Penso a mia nonna, che per tutta la vita ha avuto il sorriso sulle labbra e nel cuore, nonostante la guerra, nonostante le malattie e i lutti che ha vissuto, con una fede grande e l’Ave Maria a scandirle i passi. Penso a Elisabetta, che partirà per la missione, con il suo desiderio di accogliere e dare speranza. Penso a Stefania, al suo lavoro di infermiera vissuto come una vocazione, perché sa che anche solo una parola buona può far brillare gli occhi di chi sta portando una croce che pare sempre troppo pesante per delle membra così fragili.
Penso alle tante donne che non fanno notizia né scioperi, perché hanno solo deciso di sposarsi, di donarsi totalmente ad un’altra persona, di consacrarsi a Dio, di amare il proprio sposo o il proprio fidanzato, di accogliere e di custodire la vita, di fare della propria vita un capolavoro nonostante le mille difficoltà, di essere lievito silenzioso in un mondo che ha un disperato bisogno di bellezza e di rinascita.
E poi penso a me, a quei tre mesi e poco più che mancano al matrimonio, alla scelta – che ogni giorno si rinnova ancora più convinta e più gioiosa – di dire il mio sì. Mi sento più donna, oggi, perché ho imparato a riconoscere quel sogno che mi ha fatto nascere per un incontro, perché mi è stata messa davanti una persona che mi ha fatto sentire desiderata non per un periodo di prova limitato – finché noia non ci separi – , ma per tutta la vita e tutti i giorni della mia vita, perché il per sempre dell’amore è fatto di secondi e di minuti e di ore da non sprecare.
Mi riconosco donna di fronte a un uomo che mi guarda con rispetto, che si lega a me con una promessa di fronte a Dio per diventare veramente libero (è un paradosso, ma è veramente così la logica dell’amore), che riconosce i miei difetti e le mie enormi mancanze, e mi sceglie lo stesso perché sa che c’è Dio a camminare con noi nel nostro giardino.

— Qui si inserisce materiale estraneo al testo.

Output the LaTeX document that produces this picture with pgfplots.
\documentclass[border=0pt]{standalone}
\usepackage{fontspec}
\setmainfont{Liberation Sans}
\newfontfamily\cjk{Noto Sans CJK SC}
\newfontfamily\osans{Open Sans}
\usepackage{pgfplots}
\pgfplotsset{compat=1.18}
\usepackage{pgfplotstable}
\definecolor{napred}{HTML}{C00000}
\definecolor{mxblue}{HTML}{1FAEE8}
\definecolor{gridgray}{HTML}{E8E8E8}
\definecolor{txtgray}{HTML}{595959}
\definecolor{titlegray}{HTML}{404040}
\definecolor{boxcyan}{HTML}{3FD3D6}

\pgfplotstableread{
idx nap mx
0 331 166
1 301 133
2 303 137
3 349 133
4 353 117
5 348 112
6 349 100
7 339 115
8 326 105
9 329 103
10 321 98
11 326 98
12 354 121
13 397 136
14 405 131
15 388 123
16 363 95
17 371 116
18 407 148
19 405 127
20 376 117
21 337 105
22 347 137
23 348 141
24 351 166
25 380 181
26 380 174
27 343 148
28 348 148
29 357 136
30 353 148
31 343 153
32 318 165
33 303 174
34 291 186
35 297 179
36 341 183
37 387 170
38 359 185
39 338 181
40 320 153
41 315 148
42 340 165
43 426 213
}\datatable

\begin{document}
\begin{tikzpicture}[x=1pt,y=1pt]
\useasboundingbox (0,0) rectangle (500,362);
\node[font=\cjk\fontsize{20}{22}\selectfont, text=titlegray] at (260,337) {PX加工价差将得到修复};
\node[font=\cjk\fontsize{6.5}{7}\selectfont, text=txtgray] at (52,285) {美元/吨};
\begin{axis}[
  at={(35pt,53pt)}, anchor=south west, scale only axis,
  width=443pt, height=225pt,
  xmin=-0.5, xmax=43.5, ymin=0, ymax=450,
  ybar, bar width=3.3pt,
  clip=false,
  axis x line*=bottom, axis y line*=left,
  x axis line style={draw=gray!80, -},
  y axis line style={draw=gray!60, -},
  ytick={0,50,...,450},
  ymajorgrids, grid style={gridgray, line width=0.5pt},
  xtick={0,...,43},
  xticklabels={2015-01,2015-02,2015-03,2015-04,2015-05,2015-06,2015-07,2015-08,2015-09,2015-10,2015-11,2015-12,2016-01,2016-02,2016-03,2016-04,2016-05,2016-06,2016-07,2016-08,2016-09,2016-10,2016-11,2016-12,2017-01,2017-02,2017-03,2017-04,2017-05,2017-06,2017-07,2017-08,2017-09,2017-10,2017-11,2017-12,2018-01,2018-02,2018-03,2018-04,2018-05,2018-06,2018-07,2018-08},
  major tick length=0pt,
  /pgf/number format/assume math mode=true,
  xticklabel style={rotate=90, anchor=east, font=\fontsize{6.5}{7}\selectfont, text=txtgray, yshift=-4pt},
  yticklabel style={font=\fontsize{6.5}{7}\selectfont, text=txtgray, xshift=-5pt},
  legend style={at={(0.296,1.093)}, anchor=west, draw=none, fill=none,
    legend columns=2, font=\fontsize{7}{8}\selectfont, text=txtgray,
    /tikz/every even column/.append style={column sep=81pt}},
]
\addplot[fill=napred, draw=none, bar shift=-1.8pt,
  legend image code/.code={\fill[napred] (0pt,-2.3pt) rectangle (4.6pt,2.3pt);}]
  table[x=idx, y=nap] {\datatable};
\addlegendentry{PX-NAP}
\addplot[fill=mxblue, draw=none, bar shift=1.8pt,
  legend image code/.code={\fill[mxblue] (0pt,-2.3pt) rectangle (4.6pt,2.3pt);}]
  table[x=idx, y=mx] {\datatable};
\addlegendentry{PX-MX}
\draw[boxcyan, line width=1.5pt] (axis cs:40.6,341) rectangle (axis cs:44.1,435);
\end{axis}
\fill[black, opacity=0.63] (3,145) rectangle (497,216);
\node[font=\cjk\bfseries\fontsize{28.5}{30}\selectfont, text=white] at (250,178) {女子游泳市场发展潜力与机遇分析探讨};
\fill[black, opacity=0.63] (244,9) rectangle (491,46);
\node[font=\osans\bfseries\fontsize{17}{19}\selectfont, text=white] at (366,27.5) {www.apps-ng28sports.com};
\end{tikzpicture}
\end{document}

Sarebbe bello che ogni donna, oggi, avesse qualcuno a ricordarle la sua unicità, la sua bellezza, la sua forza, la sua gratuità. A ringraziarla per il semplice fatto di essere donna, madre, sposa, sorella, figlia, con una vocazione precisa e speciale: creare comunità, donare e accogliere, custodire e amare. Sarebbe bello che ogni donna, oggi stesso, riconoscesse con quanta tenerezza e con quanta attenzione Dio ha ricamato il suo cuore, con il desiderio tutto divino di riempirlo di grazia.